1. Na minha humilde opinião, a prudência e a perseverança são as duas virtudes que se impõem, evitando no máximo assumir posições de extrema precipitação e vozearia, como aquelas que infelizmente assistimos no fim da tarde do dia 9-6-2010, concretamente no fim da vídeo-conferência de imprensa havida nas instalações dos Serviços Culturais da Embaixada dos EUA em Maputo;
2. Como moçambicanos dignos e pacíficos que nos prezamos, devemos estar em tranquilidade plena, sobretudo pelo facto do próprio concidadão Momade Bachir Sulemane ter declarado ao país e ao mundo inteiro, a sua inocência em relação ao ilícito de que é suspeito ter cometido. Convido as melhores polícias do mundo, como FBI e Interpol, a investigarem o assunto, disse ele.
Então, aproveitemos este desafio que agora nos é imposto para mostrarmos aos EUA e ao mundo a nossa auto-estima e honestidade!
Por isso, entendo que definitivamente não há justificação para tamanha vozearia quando sabemos que, na verdade, os EUA não fizeram mais do que aplicar uma norma interna de carácter administrativo soberanamente aprovada, perante factos que a priori e de boa fé devemos acreditar que sejam evidentes.
1. E se tal norma é, sob ponto de vista de alguns de nós, contrária à essência da Declaração Universal dos Direitos do Homem, a verdade porém é que não assiste aos moçambicanos o direito de contestá-la à revelia das regras processuais estabelecidas na própria norma;
2. Aliás, mesmo no ordenamento jurídico moçambicano existe um princípio segundo o qual “a lei não pode deixar de ser aplicada sob pretexto de que ela seja obscura, imoral ou injusta”;
3. Por outro lado, é do conhecimento geral que em determinados assuntos internos de cada país, o direito de soberania do Estado fala mais alto do que a Declaração Universal dos Direitos do Homem.
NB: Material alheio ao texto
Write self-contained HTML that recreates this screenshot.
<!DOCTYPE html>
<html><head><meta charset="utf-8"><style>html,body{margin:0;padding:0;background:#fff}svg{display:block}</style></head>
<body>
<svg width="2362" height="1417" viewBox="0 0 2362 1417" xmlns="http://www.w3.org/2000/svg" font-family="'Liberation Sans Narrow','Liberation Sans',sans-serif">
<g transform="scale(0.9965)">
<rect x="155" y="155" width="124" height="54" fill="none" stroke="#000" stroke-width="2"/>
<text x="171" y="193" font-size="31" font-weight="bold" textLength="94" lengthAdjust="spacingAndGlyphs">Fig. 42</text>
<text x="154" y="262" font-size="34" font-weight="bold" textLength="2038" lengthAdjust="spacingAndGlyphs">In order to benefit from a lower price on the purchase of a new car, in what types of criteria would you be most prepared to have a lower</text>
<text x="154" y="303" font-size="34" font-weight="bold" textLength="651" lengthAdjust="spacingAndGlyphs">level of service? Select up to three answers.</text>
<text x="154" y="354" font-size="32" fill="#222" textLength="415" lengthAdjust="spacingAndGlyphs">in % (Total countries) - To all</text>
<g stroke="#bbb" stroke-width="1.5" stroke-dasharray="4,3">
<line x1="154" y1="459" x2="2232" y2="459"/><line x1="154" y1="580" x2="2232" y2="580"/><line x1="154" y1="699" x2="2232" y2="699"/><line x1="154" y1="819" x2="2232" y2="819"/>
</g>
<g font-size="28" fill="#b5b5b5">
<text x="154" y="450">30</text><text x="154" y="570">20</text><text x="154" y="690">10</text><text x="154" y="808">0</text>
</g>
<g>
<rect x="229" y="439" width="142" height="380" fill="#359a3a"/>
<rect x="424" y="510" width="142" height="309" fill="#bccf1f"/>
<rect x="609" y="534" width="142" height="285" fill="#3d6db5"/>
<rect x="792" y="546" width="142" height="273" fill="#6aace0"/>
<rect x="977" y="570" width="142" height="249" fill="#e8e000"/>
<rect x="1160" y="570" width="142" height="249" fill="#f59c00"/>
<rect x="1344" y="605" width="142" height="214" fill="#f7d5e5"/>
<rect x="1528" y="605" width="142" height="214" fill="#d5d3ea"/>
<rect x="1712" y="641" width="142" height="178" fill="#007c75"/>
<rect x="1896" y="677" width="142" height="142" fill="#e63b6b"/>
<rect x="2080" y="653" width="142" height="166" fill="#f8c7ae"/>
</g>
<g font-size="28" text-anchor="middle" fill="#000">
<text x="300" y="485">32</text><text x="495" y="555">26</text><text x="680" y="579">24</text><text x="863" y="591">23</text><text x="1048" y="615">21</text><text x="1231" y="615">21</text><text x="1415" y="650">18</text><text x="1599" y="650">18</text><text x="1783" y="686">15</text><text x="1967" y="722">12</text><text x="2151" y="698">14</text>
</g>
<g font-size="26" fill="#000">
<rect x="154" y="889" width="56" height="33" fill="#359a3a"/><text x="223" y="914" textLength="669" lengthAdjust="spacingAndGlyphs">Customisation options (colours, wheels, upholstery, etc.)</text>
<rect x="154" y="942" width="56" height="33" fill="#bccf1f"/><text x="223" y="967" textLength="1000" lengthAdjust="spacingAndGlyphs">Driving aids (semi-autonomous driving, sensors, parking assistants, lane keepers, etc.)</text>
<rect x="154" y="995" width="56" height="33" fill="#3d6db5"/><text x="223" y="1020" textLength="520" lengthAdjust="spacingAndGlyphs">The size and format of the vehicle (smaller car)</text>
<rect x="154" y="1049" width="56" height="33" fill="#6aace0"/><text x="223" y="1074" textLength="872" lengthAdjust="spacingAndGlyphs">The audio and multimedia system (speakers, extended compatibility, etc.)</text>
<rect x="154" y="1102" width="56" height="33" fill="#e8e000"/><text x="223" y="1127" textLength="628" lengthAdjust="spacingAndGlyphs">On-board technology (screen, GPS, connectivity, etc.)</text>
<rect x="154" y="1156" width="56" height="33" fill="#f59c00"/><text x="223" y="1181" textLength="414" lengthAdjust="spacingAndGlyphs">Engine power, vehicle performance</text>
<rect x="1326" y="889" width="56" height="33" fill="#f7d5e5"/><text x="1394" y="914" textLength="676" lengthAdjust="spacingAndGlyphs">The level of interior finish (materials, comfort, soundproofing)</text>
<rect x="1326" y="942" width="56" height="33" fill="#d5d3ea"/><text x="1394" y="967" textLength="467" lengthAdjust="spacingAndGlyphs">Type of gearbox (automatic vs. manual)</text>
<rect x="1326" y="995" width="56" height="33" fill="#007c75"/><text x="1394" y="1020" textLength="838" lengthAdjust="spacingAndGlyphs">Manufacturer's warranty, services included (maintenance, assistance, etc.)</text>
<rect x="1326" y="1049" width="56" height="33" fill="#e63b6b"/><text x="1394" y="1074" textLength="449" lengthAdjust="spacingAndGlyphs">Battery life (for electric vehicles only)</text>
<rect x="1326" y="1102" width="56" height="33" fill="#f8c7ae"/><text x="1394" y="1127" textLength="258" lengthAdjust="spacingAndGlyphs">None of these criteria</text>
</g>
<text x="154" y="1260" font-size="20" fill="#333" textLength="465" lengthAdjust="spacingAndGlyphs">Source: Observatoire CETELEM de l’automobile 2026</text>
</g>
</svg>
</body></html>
É neste contexto que, por exemplo: 1) Em Moçambique não há pena de morte, mas há nos EUA; 2) Não há pena de prisão perpétua em Moçambique, mas existe este tipo de pena aqui no vizinho Malawi; e por aí em diante;
4. É neste preciso contexto que os americanos, na pessoa do Director do Gabinete de Controlo de Bens Estrangeiros do Departamento do Tesouro dos EUA, Adam Szubin, reiteram, com toda a razão que lhes assiste, que “Nós acreditamos nas nossas investigações e vocês são livres de concluírem o que bem entenderem.
5. Nós continuaremos a fazer o nosso trabalho, bem como as nossas investigações e sempre que necessário serão tomadas as medidas administrativas. Caso alguém não concorde, que recorra às instâncias competentes”;
6. Durante a vídeo-conferência de imprensa do dia 9-6-2010, os americanos afirmaram alto e bom som que ele, Momade Bashir Sulemane, “importa drogas do leste asiático, depois passam por Maputo e daí partem para a Europa”.